There are all these kitschy things like trying to do only one task at a time. There’s no way an organizer is going to be able to do that! It’s totally unrealistic.

The most you can do to ensure success for yourself and for other people is figure out how you stay sane and calm and don’t lose your sense of self in the work.

Figure out how to maximize everyone around you by being a really great manager and teaching them to be a great manager. Then you’ll know when you fail, why you failed, and when other people fail, why they failed.

AM: What priorities or goals have you focused on throughout your career that have contributed to your success?

SE: The president said this, but it’s definitely been the way I’ve lived my life. “Think about what you want to do, not what you want to be.”

For me, I got into international organizing because I saw war happening in my dad’s home country and wanted to use my power and privilege to try to create more peace in that specific context; I tried at that and I failed miserably. I had to go back to the drawing board. But I realized, if I really wanted to intersect American foreign policy at its highest level, or have an impact on it (back then when Bush was president), the best thing I could do was go work on an American presidential election. What was crazy was, along the way, I ignited this whole new set of passions, particularly around training and leadership development where I realized what I wanted to do.

What I’m called to do and where my skillset fits is really making sure that as a progressive movement we really make sure the means match the ends. The way we treat people—with respect, empowerment, inclusion, training, and investment in their skills and career path—that’s something I’m uniquely positioned to help with. Every role I’ve taken since I started and realized that was a hole I was uniquely positioned to fill has been in service of doing that.

Whenever I decide what my next step will be, it might be a different thing I want to do, but I will never be the person who has a title in mind. I never wanted to be an executive director or said, “I want to be executive director.” I said, “I want to do this thing.”
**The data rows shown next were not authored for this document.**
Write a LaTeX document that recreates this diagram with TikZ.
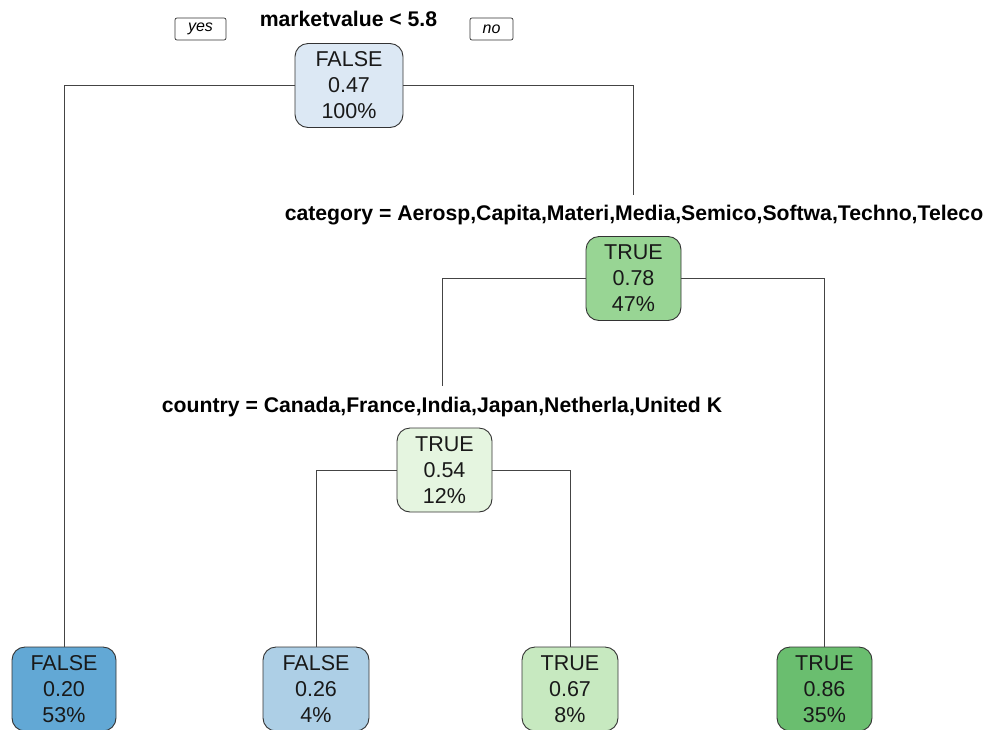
\documentclass[tikz,border=0pt]{standalone}
\usepackage{fontspec}
\setmainfont{Liberation Sans}
\definecolor{c20}{HTML}{62A8D5}
\definecolor{c26}{HTML}{ADCFE6}
\definecolor{c47}{HTML}{DCE8F4}
\definecolor{c54}{HTML}{E5F5E0}
\definecolor{c67}{HTML}{C7E9C0}
\definecolor{c78}{HTML}{98D594}
\definecolor{c86}{HTML}{6ABE6F}
\definecolor{edgec}{HTML}{333333}
\definecolor{linec}{HTML}{444444}
\tikzset{
  tnode/.style={draw=edgec, rounded corners=13pt, line width=0.9pt, minimum width=#1, minimum height=84pt, align=center, font=\fontsize{21.5}{26}\selectfont, inner sep=0pt, text=black!90},
  splitlab/.style={font=\fontsize{21.2}{24}\bfseries\selectfont, inner sep=0pt, anchor=base},
  yesno/.style={draw=edgec, rounded corners=2pt, line width=0.7pt, minimum width=#1, minimum height=22pt, inner sep=0pt, font=\fontsize{16}{18}\itshape\selectfont},
  conn/.style={draw=linec, line width=0.9pt}
}
\begin{document}
\begin{tikzpicture}[x=1pt,y=-1pt]
\useasboundingbox (0,0) rectangle (988,729);
\node[tnode=108pt, fill=c47] (root) at (349,85.5) {FALSE\\0.47\\100\%};
\node[splitlab] (mv) at (348.5,26) {marketvalue < 5.8};
\node[yesno=51pt] (yes) at (200.5,29) {yes};
\node[yesno=43pt] (no) at (491.5,29) {no};
\node[splitlab] (cat) at (634,220) {category = Aerosp,Capita,Materi,Media,Semico,Softwa,Techno,Teleco};
\node[tnode=95pt, fill=c78] (n2) at (633.5,278.5) {TRUE\\0.78\\47\%};
\node[splitlab] (ctry) at (442,412) {country = Canada,France,India,Japan,Netherla,United K};
\node[tnode=95pt, fill=c54] (n3) at (444.5,470) {TRUE\\0.54\\12\%};
\node[tnode=104pt, fill=c20] (b1) at (64,689) {FALSE\\0.20\\53\%};
\node[tnode=106pt, fill=c26] (b2) at (316,689) {FALSE\\0.26\\4\%};
\node[tnode=96pt, fill=c67] (b3) at (570,689) {TRUE\\0.67\\8\%};
\node[tnode=95pt, fill=c86] (b4) at (824.5,689) {TRUE\\0.86\\35\%};
\coordinate (ctop) at (633,195);
\coordinate (ktop) at (442,386);
\draw[conn] (root.west) -| (b1.north);
\draw[conn] (root.east) -| (ctop);
\draw[conn] (n2.west) -| (ktop);
\draw[conn] (n2.east) -| (b4.north);
\draw[conn] (n3.west) -| (b2.north);
\draw[conn] (n3.east) -| (b3.north);
\end{tikzpicture}
\end{document}
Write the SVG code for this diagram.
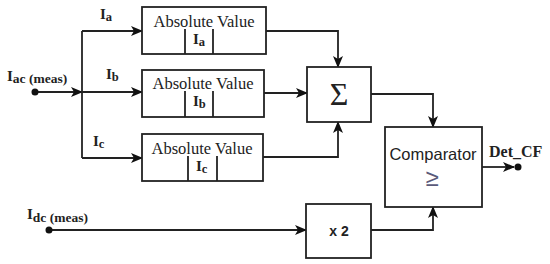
<svg xmlns="http://www.w3.org/2000/svg" width="550" height="264" viewBox="0 0 550 264">
<defs>
<style>
.box{fill:#fff;stroke:#222;stroke-width:1.8}
.ln{fill:none;stroke:#222;stroke-width:1.8}
.div{stroke:#222;stroke-width:1.8}
.av{font-family:"Liberation Serif","Times New Roman",serif;font-size:16.5px;fill:#222;text-anchor:middle}
.lbl{font-family:"Liberation Serif","Times New Roman",serif;font-weight:bold;font-size:15px;fill:#222}
.sub{font-size:12.5px}
.subm{font-size:13.5px}
.sans{font-family:"Liberation Sans",Arial,sans-serif;fill:#222}
</style>
<marker id="ar" viewBox="0 0 12 10" refX="11" refY="5" markerWidth="12" markerHeight="10" markerUnits="userSpaceOnUse" orient="auto">
<path d="M0,0 L12,5 L0,10 L3,5 Z" fill="#111"/>
</marker>
</defs>
<rect width="550" height="264" fill="#fff"/>

<g id="connectors">
<line class="ln" x1="35" y1="92" x2="82" y2="92" marker-end="url(#ar)"/>
<line class="ln" x1="82" y1="31" x2="82" y2="158"/>
<line class="ln" x1="82" y1="31" x2="142" y2="31" marker-end="url(#ar)"/>
<line class="ln" x1="82" y1="92" x2="142" y2="92" marker-end="url(#ar)"/>
<line class="ln" x1="82" y1="158" x2="142" y2="158" marker-end="url(#ar)"/>
<polyline class="ln" points="266,31 338,31 338,67" marker-end="url(#ar)"/>
<line class="ln" x1="264" y1="93" x2="307" y2="93" marker-end="url(#ar)"/>
<polyline class="ln" points="263,157 338,157 338,122" marker-end="url(#ar)"/>
<polyline class="ln" points="371,94 433,94 433,127" marker-end="url(#ar)"/>
<line class="ln" x1="49" y1="230" x2="306" y2="230" marker-end="url(#ar)"/>
<polyline class="ln" points="371,230 433,230 433,207" marker-end="url(#ar)"/>
<line class="ln" x1="482" y1="167" x2="514" y2="167" marker-end="url(#ar)"/>
<circle cx="35" cy="92" r="3.5" fill="#111"/>
<circle cx="49" cy="230" r="3.5" fill="#111"/>
<circle cx="518" cy="167" r="3.5" fill="#111"/>
</g>

<g id="label-iac">
<text class="lbl" x="7" y="81">I<tspan class="subm" dy="2">ac (meas)</tspan></text>
</g>
<g id="label-ia"><text class="lbl" x="100" y="19">I<tspan class="sub" dy="2">a</tspan></text></g>
<g id="label-ib"><text class="lbl" x="106" y="79">I<tspan class="sub" dy="2">b</tspan></text></g>
<g id="label-ic"><text class="lbl" x="93" y="146">I<tspan class="sub" dy="2">c</tspan></text></g>
<g id="label-idc">
<text class="lbl" x="27" y="219">I<tspan class="subm" dy="3">dc (meas)</tspan></text>
</g>

<g id="abs-a">
<rect class="box" x="142" y="7" width="124" height="47"/>
<line class="div" x1="185" y1="29" x2="185" y2="54"/>
<line class="div" x1="213" y1="29" x2="213" y2="54"/>
<text class="av" x="204" y="27">Absolute Value</text>
<text class="lbl" x="193" y="44">I<tspan class="sub" dy="2">a</tspan></text>
</g>

<g id="abs-b">
<rect class="box" x="142" y="70" width="122" height="47"/>
<line class="div" x1="185" y1="91" x2="185" y2="117"/>
<line class="div" x1="213" y1="91" x2="213" y2="117"/>
<text class="av" x="203" y="89">Absolute Value</text>
<text class="lbl" x="193" y="106">I<tspan class="sub" dy="2">b</tspan></text>
</g>

<g id="abs-c">
<rect class="box" x="142" y="134" width="121" height="47"/>
<line class="div" x1="188" y1="156" x2="188" y2="181"/>
<line class="div" x1="217" y1="156" x2="217" y2="181"/>
<text class="av" x="202" y="154">Absolute Value</text>
<text class="lbl" x="196" y="171">I<tspan class="sub" dy="2">c</tspan></text>
</g>

<g id="sum">
<rect class="box" x="307" y="67" width="64" height="55"/>
<text x="339" y="105" font-family="'Liberation Serif',serif" font-size="32" fill="#222" text-anchor="middle">Σ</text>
</g>

<g id="comparator">
<rect class="box" x="385" y="127" width="97" height="80"/>
<text class="sans" x="433" y="160" font-size="16.5" text-anchor="middle">Comparator</text>
<text x="432" y="186" font-family="'Liberation Sans',Arial,sans-serif" font-size="24" text-anchor="middle" fill="#5a5a7a">≥</text>
</g>

<g id="times2">
<rect class="box" x="306" y="204" width="65" height="54"/>
<text class="sans" x="339" y="236" font-size="14" font-weight="bold" text-anchor="middle">x 2</text>
</g>

<g id="label-det">
<text class="lbl" x="489" y="157" style="font-size:16px">Det_CF</text>
</g>
</svg>
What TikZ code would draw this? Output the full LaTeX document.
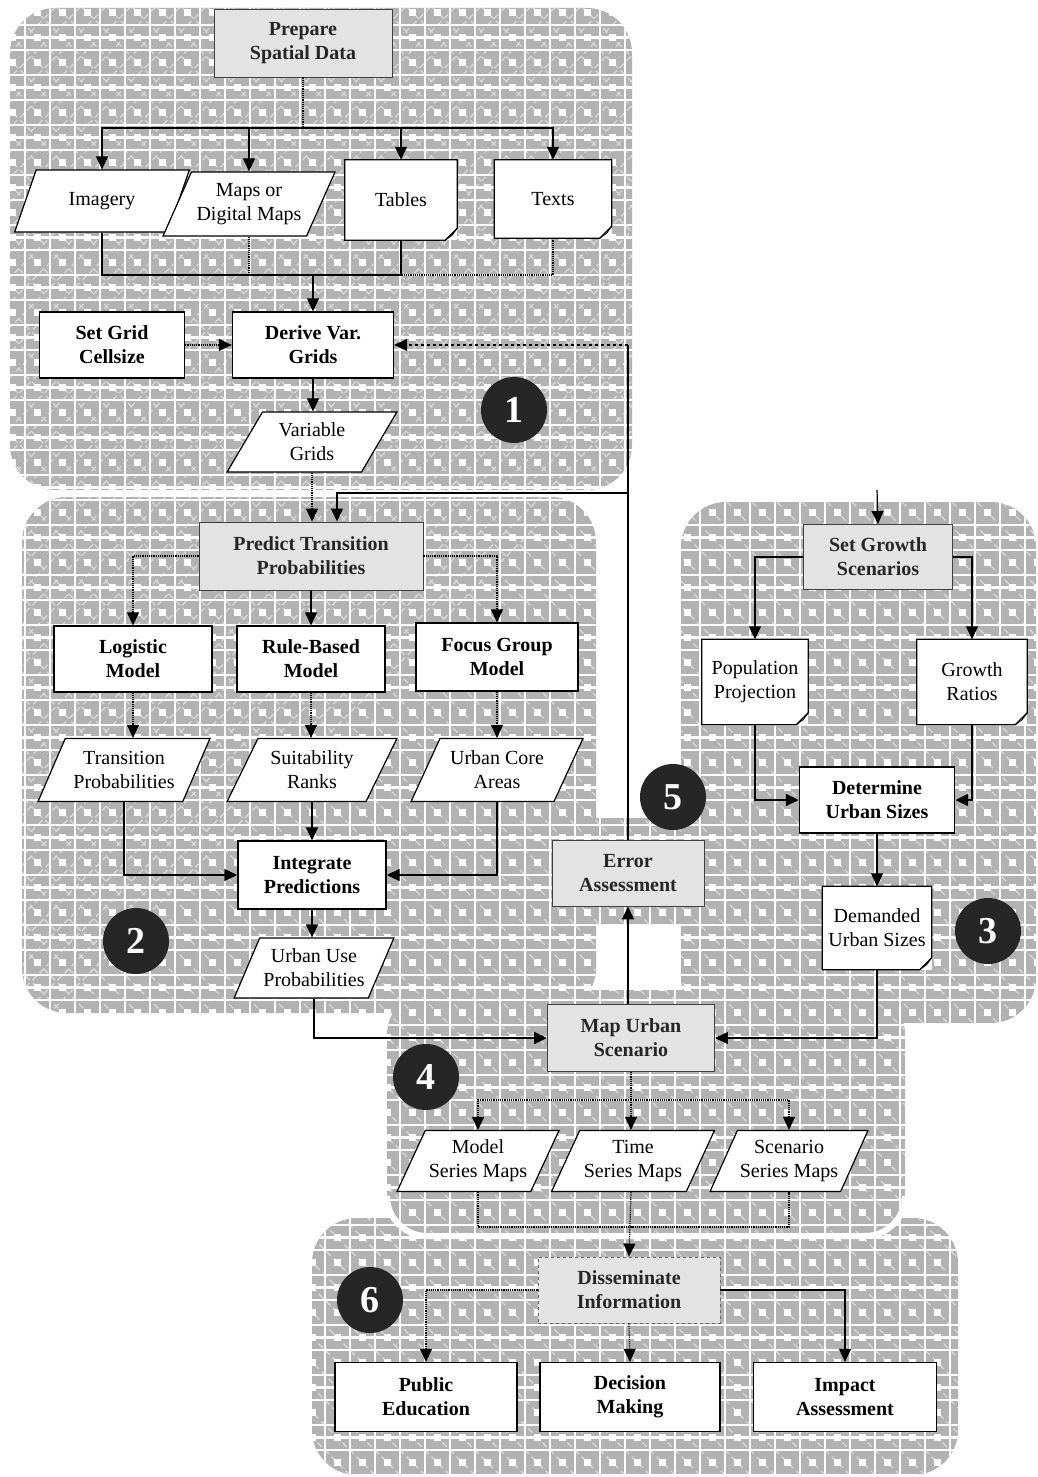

I also always have some professional development something going on in the background. It’s much harder when you’re an organizer, but when I was an organizer it was books-on-tape because I was driving a lot. I’d listen to books on tape about management or about conflict resolution or about habits. More recently (because I have a little bit more extra time than I did as a field organizer), I did the New Leaders Council Fellowship, the Truman Political Partners Fellowship, and the Rockwood Executive Directors Fellowship. Currently, I’m looking for another type of extracurricular training that I can mooch off of.

AM: Any closing advice for organizers?

SE: You’re a manager. You have the honor and privilege of being a manager, for a lot of people, at a really unlikely stage of your life. Learn about management. Really become an excellent manager and think hard about what being a good manager means to you—what you’ve liked about past managers and what you’ve disliked. You will continue to rise if you are an excellent manager of people and projects. Those are both skills that you can learn no matter what set of skills you started out with.